*WORK TO BE COMPLETED*. Without the pictures, return each record as it appears.

*Stored items from a collection*.
========
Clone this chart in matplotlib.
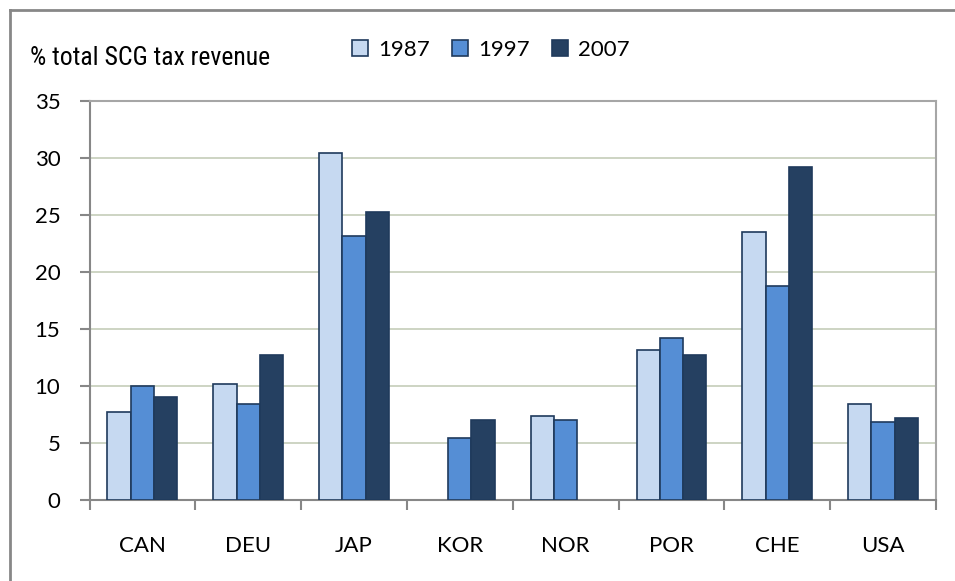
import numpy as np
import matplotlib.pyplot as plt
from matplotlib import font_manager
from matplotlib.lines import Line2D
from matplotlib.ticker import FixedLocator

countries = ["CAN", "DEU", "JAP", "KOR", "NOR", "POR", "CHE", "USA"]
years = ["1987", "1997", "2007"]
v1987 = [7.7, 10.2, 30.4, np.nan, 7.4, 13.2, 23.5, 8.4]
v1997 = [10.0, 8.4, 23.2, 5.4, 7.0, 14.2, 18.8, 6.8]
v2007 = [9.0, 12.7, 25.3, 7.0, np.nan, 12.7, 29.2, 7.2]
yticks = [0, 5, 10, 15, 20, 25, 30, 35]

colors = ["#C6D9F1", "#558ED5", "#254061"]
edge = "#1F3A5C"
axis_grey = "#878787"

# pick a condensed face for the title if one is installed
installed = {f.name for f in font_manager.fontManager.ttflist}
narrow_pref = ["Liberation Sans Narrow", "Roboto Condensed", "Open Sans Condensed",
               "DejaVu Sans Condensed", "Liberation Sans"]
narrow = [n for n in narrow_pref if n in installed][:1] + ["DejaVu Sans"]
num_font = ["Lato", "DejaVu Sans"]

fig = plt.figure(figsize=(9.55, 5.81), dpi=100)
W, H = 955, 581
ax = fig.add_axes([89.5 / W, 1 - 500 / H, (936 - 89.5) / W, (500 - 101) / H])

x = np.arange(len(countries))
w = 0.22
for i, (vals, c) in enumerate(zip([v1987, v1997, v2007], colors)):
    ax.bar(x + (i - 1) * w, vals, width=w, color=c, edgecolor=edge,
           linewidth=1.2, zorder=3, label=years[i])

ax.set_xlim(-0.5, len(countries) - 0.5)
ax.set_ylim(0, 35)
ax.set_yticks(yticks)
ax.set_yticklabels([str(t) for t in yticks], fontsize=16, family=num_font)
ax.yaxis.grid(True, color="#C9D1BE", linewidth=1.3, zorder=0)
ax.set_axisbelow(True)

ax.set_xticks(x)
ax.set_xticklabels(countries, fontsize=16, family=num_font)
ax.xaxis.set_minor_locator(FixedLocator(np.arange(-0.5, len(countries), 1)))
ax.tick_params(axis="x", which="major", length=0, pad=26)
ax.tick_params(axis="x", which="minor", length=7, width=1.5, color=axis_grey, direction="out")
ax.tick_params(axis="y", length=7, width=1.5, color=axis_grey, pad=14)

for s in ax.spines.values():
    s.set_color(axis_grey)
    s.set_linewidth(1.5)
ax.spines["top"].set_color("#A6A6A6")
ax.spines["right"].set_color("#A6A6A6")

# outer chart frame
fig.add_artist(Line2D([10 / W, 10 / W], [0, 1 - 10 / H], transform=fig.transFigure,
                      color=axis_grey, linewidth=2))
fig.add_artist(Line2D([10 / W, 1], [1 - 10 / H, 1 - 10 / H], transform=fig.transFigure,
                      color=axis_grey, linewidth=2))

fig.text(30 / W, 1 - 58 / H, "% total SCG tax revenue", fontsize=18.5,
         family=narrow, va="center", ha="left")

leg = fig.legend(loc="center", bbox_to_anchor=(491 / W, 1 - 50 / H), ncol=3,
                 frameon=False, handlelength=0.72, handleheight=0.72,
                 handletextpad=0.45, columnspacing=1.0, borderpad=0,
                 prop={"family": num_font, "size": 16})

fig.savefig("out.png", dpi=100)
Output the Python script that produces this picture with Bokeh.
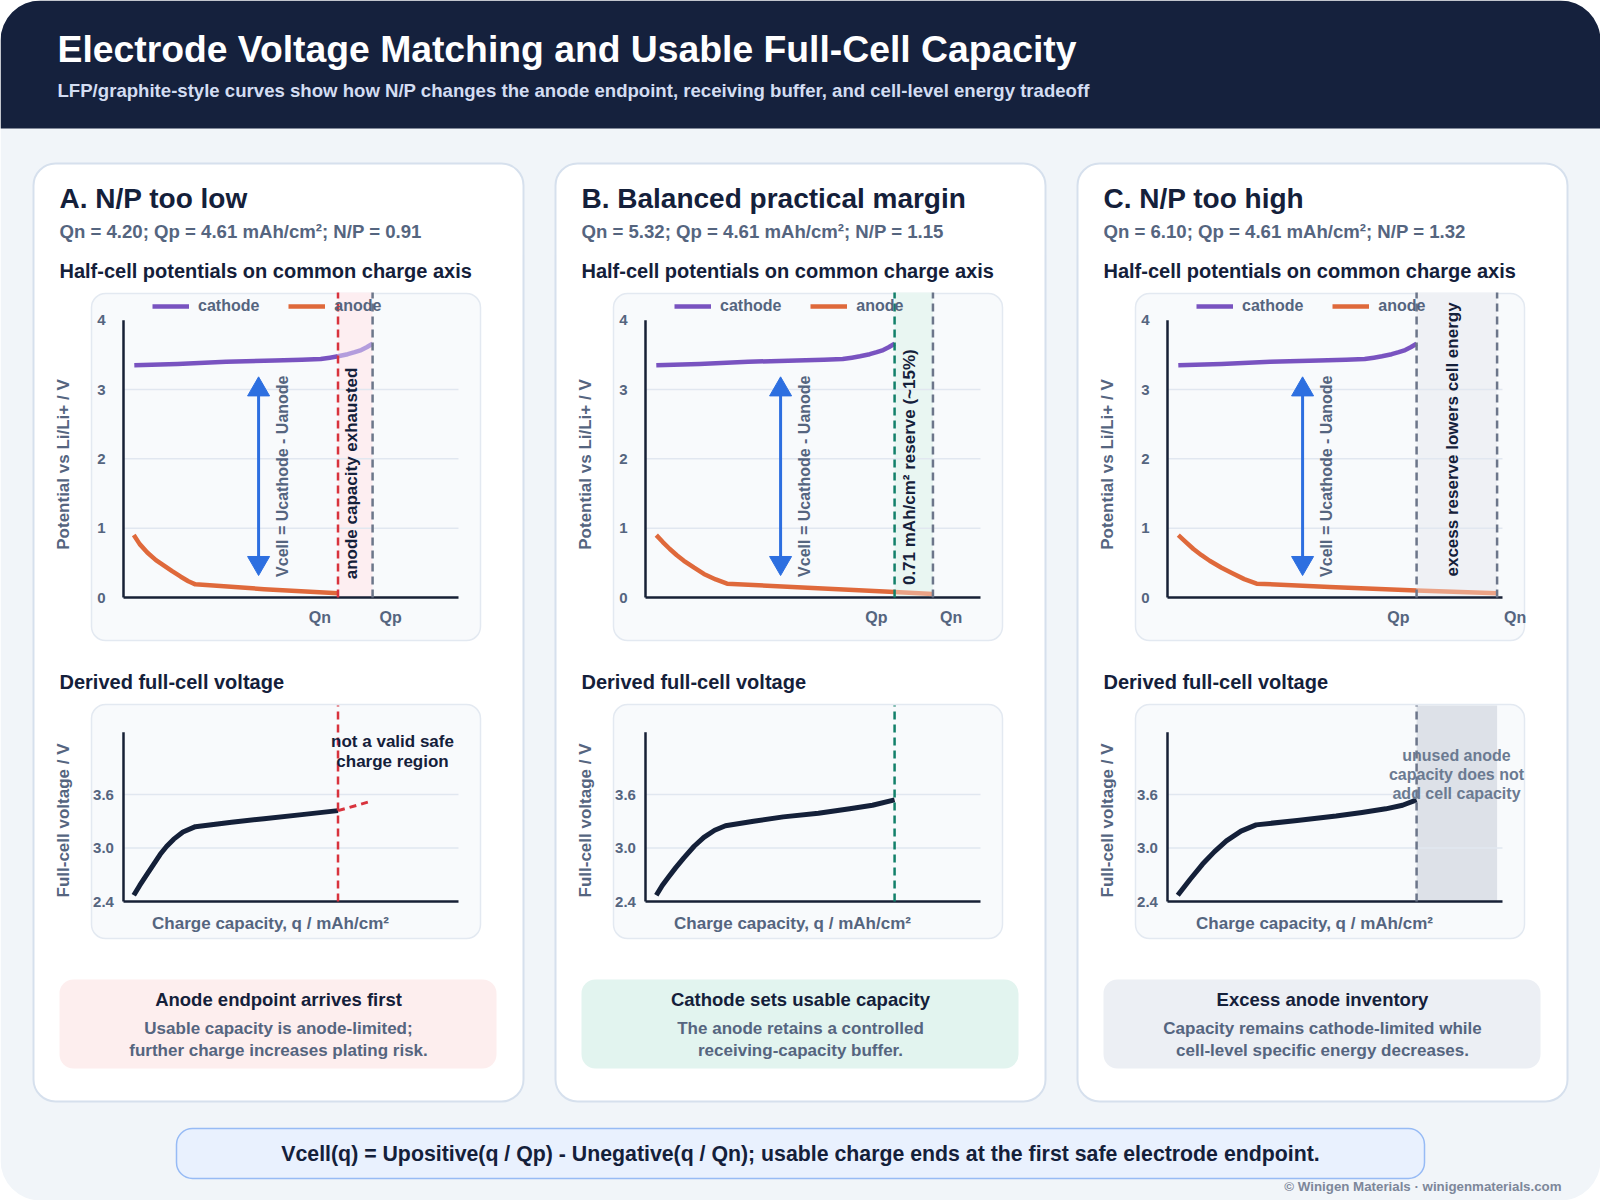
========
*RESPONSE*.
Clone this chart in matplotlib.
import numpy as np
import matplotlib.pyplot as plt
from matplotlib import font_manager
from matplotlib.lines import Line2D
from matplotlib.ticker import FixedLocator

countries = ["CAN", "DEU", "JAP", "KOR", "NOR", "POR", "CHE", "USA"]
years = ["1987", "1997", "2007"]
v1987 = [7.7, 10.2, 30.4, np.nan, 7.4, 13.2, 23.5, 8.4]
v1997 = [10.0, 8.4, 23.2, 5.4, 7.0, 14.2, 18.8, 6.8]
v2007 = [9.0, 12.7, 25.3, 7.0, np.nan, 12.7, 29.2, 7.2]
yticks = [0, 5, 10, 15, 20, 25, 30, 35]

colors = ["#C6D9F1", "#558ED5", "#254061"]
edge = "#1F3A5C"
axis_grey = "#878787"

# pick a condensed face for the title if one is installed
installed = {f.name for f in font_manager.fontManager.ttflist}
narrow_pref = ["Liberation Sans Narrow", "Roboto Condensed", "Open Sans Condensed",
               "DejaVu Sans Condensed", "Liberation Sans"]
narrow = [n for n in narrow_pref if n in installed][:1] + ["DejaVu Sans"]
num_font = ["Lato", "DejaVu Sans"]

fig = plt.figure(figsize=(9.55, 5.81), dpi=100)
W, H = 955, 581
ax = fig.add_axes([89.5 / W, 1 - 500 / H, (936 - 89.5) / W, (500 - 101) / H])

x = np.arange(len(countries))
w = 0.22
for i, (vals, c) in enumerate(zip([v1987, v1997, v2007], colors)):
    ax.bar(x + (i - 1) * w, vals, width=w, color=c, edgecolor=edge,
           linewidth=1.2, zorder=3, label=years[i])

ax.set_xlim(-0.5, len(countries) - 0.5)
ax.set_ylim(0, 35)
ax.set_yticks(yticks)
ax.set_yticklabels([str(t) for t in yticks], fontsize=16, family=num_font)
ax.yaxis.grid(True, color="#C9D1BE", linewidth=1.3, zorder=0)
ax.set_axisbelow(True)

ax.set_xticks(x)
ax.set_xticklabels(countries, fontsize=16, family=num_font)
ax.xaxis.set_minor_locator(FixedLocator(np.arange(-0.5, len(countries), 1)))
ax.tick_params(axis="x", which="major", length=0, pad=26)
ax.tick_params(axis="x", which="minor", length=7, width=1.5, color=axis_grey, direction="out")
ax.tick_params(axis="y", length=7, width=1.5, color=axis_grey, pad=14)

for s in ax.spines.values():
    s.set_color(axis_grey)
    s.set_linewidth(1.5)
ax.spines["top"].set_color("#A6A6A6")
ax.spines["right"].set_color("#A6A6A6")

# outer chart frame
fig.add_artist(Line2D([10 / W, 10 / W], [0, 1 - 10 / H], transform=fig.transFigure,
                      color=axis_grey, linewidth=2))
fig.add_artist(Line2D([10 / W, 1], [1 - 10 / H, 1 - 10 / H], transform=fig.transFigure,
                      color=axis_grey, linewidth=2))

fig.text(30 / W, 1 - 58 / H, "% total SCG tax revenue", fontsize=18.5,
         family=narrow, va="center", ha="left")

leg = fig.legend(loc="center", bbox_to_anchor=(491 / W, 1 - 50 / H), ncol=3,
                 frameon=False, handlelength=0.72, handleheight=0.72,
                 handletextpad=0.45, columnspacing=1.0, borderpad=0,
                 prop={"family": num_font, "size": 16})

fig.savefig("out.png", dpi=100)
Output the Python script that produces this picture with Bokeh.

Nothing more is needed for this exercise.